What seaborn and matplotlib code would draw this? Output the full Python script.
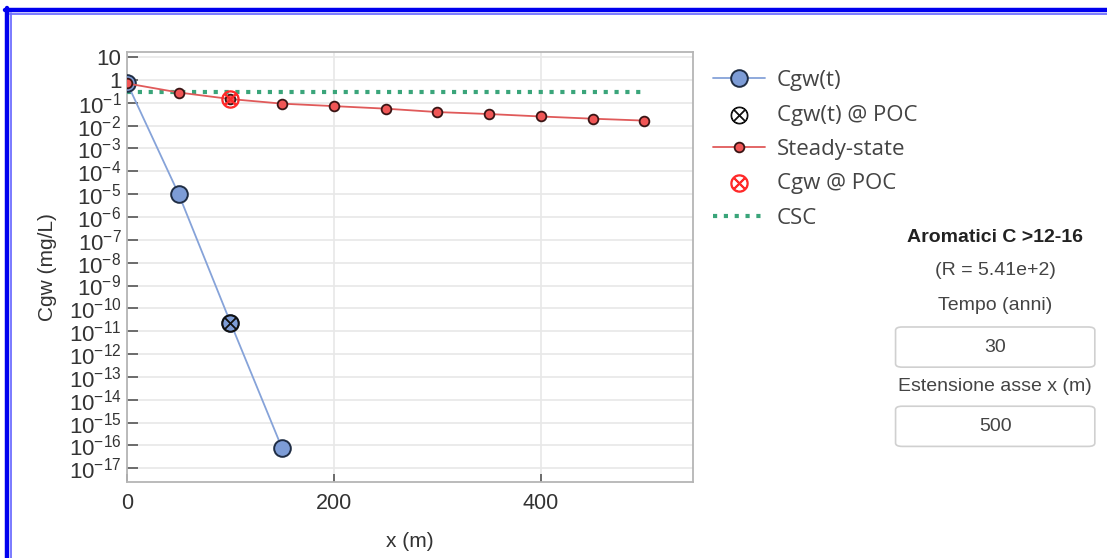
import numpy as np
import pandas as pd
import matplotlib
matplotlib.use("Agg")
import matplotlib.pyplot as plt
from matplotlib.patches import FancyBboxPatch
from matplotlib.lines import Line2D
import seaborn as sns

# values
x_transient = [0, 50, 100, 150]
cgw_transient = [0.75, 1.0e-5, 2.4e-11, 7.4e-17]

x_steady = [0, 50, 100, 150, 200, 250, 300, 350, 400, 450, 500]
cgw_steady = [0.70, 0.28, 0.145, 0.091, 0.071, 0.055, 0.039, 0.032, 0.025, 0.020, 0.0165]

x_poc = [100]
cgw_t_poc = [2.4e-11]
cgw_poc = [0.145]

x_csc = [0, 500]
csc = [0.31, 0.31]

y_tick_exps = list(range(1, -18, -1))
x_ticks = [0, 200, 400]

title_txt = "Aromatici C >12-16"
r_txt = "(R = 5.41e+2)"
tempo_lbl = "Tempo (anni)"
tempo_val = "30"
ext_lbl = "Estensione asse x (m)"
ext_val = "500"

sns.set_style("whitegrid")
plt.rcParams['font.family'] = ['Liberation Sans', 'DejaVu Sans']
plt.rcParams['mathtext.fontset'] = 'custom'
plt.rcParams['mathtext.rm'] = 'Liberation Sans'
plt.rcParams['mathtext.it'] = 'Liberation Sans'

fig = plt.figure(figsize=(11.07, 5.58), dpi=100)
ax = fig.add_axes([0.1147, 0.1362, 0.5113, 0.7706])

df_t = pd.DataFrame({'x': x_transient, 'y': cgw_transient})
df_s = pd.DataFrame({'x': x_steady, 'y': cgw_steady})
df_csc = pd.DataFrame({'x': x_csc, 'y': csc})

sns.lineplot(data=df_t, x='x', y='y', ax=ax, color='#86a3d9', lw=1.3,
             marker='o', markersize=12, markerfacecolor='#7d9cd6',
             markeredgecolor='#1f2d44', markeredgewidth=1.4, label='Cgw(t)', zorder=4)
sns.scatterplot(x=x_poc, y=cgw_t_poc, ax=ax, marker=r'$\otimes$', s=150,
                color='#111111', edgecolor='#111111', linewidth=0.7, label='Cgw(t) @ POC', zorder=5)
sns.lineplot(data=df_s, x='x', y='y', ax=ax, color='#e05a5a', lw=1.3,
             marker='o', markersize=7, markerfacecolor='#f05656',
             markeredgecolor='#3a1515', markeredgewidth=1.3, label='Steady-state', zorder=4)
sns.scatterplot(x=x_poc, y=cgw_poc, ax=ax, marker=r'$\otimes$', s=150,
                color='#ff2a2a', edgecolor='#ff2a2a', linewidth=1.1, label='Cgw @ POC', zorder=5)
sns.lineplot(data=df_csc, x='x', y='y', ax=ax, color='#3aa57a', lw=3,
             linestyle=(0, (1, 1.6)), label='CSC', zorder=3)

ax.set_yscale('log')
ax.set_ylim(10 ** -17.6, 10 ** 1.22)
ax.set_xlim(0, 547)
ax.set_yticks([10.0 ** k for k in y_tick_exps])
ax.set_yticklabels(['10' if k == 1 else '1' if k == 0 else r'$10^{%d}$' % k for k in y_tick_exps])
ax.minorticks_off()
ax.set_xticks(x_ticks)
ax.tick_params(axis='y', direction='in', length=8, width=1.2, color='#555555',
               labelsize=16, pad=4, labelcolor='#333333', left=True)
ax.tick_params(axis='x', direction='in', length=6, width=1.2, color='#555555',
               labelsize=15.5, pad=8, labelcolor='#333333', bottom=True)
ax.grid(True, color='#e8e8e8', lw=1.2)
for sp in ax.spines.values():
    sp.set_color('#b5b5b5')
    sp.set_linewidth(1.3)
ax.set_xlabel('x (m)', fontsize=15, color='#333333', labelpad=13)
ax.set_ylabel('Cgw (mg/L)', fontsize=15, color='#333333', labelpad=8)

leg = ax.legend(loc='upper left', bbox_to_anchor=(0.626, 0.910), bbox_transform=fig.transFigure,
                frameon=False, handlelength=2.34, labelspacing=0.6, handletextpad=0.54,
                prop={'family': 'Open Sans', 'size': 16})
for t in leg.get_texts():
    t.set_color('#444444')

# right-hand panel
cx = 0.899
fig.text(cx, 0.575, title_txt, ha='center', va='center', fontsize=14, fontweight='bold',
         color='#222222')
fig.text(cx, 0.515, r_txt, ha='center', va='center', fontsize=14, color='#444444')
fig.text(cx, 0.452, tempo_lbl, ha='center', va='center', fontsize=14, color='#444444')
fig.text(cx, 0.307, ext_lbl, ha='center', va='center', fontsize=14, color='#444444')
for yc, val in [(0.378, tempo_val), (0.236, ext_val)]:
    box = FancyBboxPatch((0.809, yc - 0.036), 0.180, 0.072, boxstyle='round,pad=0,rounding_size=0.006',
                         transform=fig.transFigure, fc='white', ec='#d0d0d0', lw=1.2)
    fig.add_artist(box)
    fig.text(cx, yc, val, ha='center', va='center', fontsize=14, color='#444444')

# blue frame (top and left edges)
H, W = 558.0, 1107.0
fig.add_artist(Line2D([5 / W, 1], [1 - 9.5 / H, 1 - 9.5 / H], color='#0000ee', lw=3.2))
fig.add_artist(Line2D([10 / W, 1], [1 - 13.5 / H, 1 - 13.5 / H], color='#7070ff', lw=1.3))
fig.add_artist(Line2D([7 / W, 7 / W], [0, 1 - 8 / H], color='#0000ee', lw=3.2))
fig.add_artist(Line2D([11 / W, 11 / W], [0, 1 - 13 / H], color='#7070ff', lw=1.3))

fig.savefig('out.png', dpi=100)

+ + + + + + +

WHAT THE TASK ASKS =>
Omit every picture, then repeat the remaining data exactly as it appears above.

REPLY TO THE TASK =>
What seaborn and matplotlib code would draw this? Output the full Python script.
import numpy as np
import pandas as pd
import matplotlib
matplotlib.use("Agg")
import matplotlib.pyplot as plt
from matplotlib.patches import FancyBboxPatch
from matplotlib.lines import Line2D
import seaborn as sns

# values
x_transient = [0, 50, 100, 150]
cgw_transient = [0.75, 1.0e-5, 2.4e-11, 7.4e-17]

x_steady = [0, 50, 100, 150, 200, 250, 300, 350, 400, 450, 500]
cgw_steady = [0.70, 0.28, 0.145, 0.091, 0.071, 0.055, 0.039, 0.032, 0.025, 0.020, 0.0165]

x_poc = [100]
cgw_t_poc = [2.4e-11]
cgw_poc = [0.145]

x_csc = [0, 500]
csc = [0.31, 0.31]

y_tick_exps = list(range(1, -18, -1))
x_ticks = [0, 200, 400]

title_txt = "Aromatici C >12-16"
r_txt = "(R = 5.41e+2)"
tempo_lbl = "Tempo (anni)"
tempo_val = "30"
ext_lbl = "Estensione asse x (m)"
ext_val = "500"

sns.set_style("whitegrid")
plt.rcParams['font.family'] = ['Liberation Sans', 'DejaVu Sans']
plt.rcParams['mathtext.fontset'] = 'custom'
plt.rcParams['mathtext.rm'] = 'Liberation Sans'
plt.rcParams['mathtext.it'] = 'Liberation Sans'

fig = plt.figure(figsize=(11.07, 5.58), dpi=100)
ax = fig.add_axes([0.1147, 0.1362, 0.5113, 0.7706])

df_t = pd.DataFrame({'x': x_transient, 'y': cgw_transient})
df_s = pd.DataFrame({'x': x_steady, 'y': cgw_steady})
df_csc = pd.DataFrame({'x': x_csc, 'y': csc})

sns.lineplot(data=df_t, x='x', y='y', ax=ax, color='#86a3d9', lw=1.3,
             marker='o', markersize=12, markerfacecolor='#7d9cd6',
             markeredgecolor='#1f2d44', markeredgewidth=1.4, label='Cgw(t)', zorder=4)
sns.scatterplot(x=x_poc, y=cgw_t_poc, ax=ax, marker=r'$\otimes$', s=150,
                color='#111111', edgecolor='#111111', linewidth=0.7, label='Cgw(t) @ POC', zorder=5)
sns.lineplot(data=df_s, x='x', y='y', ax=ax, color='#e05a5a', lw=1.3,
             marker='o', markersize=7, markerfacecolor='#f05656',
             markeredgecolor='#3a1515', markeredgewidth=1.3, label='Steady-state', zorder=4)
sns.scatterplot(x=x_poc, y=cgw_poc, ax=ax, marker=r'$\otimes$', s=150,
                color='#ff2a2a', edgecolor='#ff2a2a', linewidth=1.1, label='Cgw @ POC', zorder=5)
sns.lineplot(data=df_csc, x='x', y='y', ax=ax, color='#3aa57a', lw=3,
             linestyle=(0, (1, 1.6)), label='CSC', zorder=3)

ax.set_yscale('log')
ax.set_ylim(10 ** -17.6, 10 ** 1.22)
ax.set_xlim(0, 547)
ax.set_yticks([10.0 ** k for k in y_tick_exps])
ax.set_yticklabels(['10' if k == 1 else '1' if k == 0 else r'$10^{%d}$' % k for k in y_tick_exps])
ax.minorticks_off()
ax.set_xticks(x_ticks)
ax.tick_params(axis='y', direction='in', length=8, width=1.2, color='#555555',
               labelsize=16, pad=4, labelcolor='#333333', left=True)
ax.tick_params(axis='x', direction='in', length=6, width=1.2, color='#555555',
               labelsize=15.5, pad=8, labelcolor='#333333', bottom=True)
ax.grid(True, color='#e8e8e8', lw=1.2)
for sp in ax.spines.values():
    sp.set_color('#b5b5b5')
    sp.set_linewidth(1.3)
ax.set_xlabel('x (m)', fontsize=15, color='#333333', labelpad=13)
ax.set_ylabel('Cgw (mg/L)', fontsize=15, color='#333333', labelpad=8)

leg = ax.legend(loc='upper left', bbox_to_anchor=(0.626, 0.910), bbox_transform=fig.transFigure,
                frameon=False, handlelength=2.34, labelspacing=0.6, handletextpad=0.54,
                prop={'family': 'Open Sans', 'size': 16})
for t in leg.get_texts():
    t.set_color('#444444')

# right-hand panel
cx = 0.899
fig.text(cx, 0.575, title_txt, ha='center', va='center', fontsize=14, fontweight='bold',
         color='#222222')
fig.text(cx, 0.515, r_txt, ha='center', va='center', fontsize=14, color='#444444')
fig.text(cx, 0.452, tempo_lbl, ha='center', va='center', fontsize=14, color='#444444')
fig.text(cx, 0.307, ext_lbl, ha='center', va='center', fontsize=14, color='#444444')
for yc, val in [(0.378, tempo_val), (0.236, ext_val)]:
    box = FancyBboxPatch((0.809, yc - 0.036), 0.180, 0.072, boxstyle='round,pad=0,rounding_size=0.006',
                         transform=fig.transFigure, fc='white', ec='#d0d0d0', lw=1.2)
    fig.add_artist(box)
    fig.text(cx, yc, val, ha='center', va='center', fontsize=14, color='#444444')

# blue frame (top and left edges)
H, W = 558.0, 1107.0
fig.add_artist(Line2D([5 / W, 1], [1 - 9.5 / H, 1 - 9.5 / H], color='#0000ee', lw=3.2))
fig.add_artist(Line2D([10 / W, 1], [1 - 13.5 / H, 1 - 13.5 / H], color='#7070ff', lw=1.3))
fig.add_artist(Line2D([7 / W, 7 / W], [0, 1 - 8 / H], color='#0000ee', lw=3.2))
fig.add_artist(Line2D([11 / W, 11 / W], [0, 1 - 13 / H], color='#7070ff', lw=1.3))

fig.savefig('out.png', dpi=100)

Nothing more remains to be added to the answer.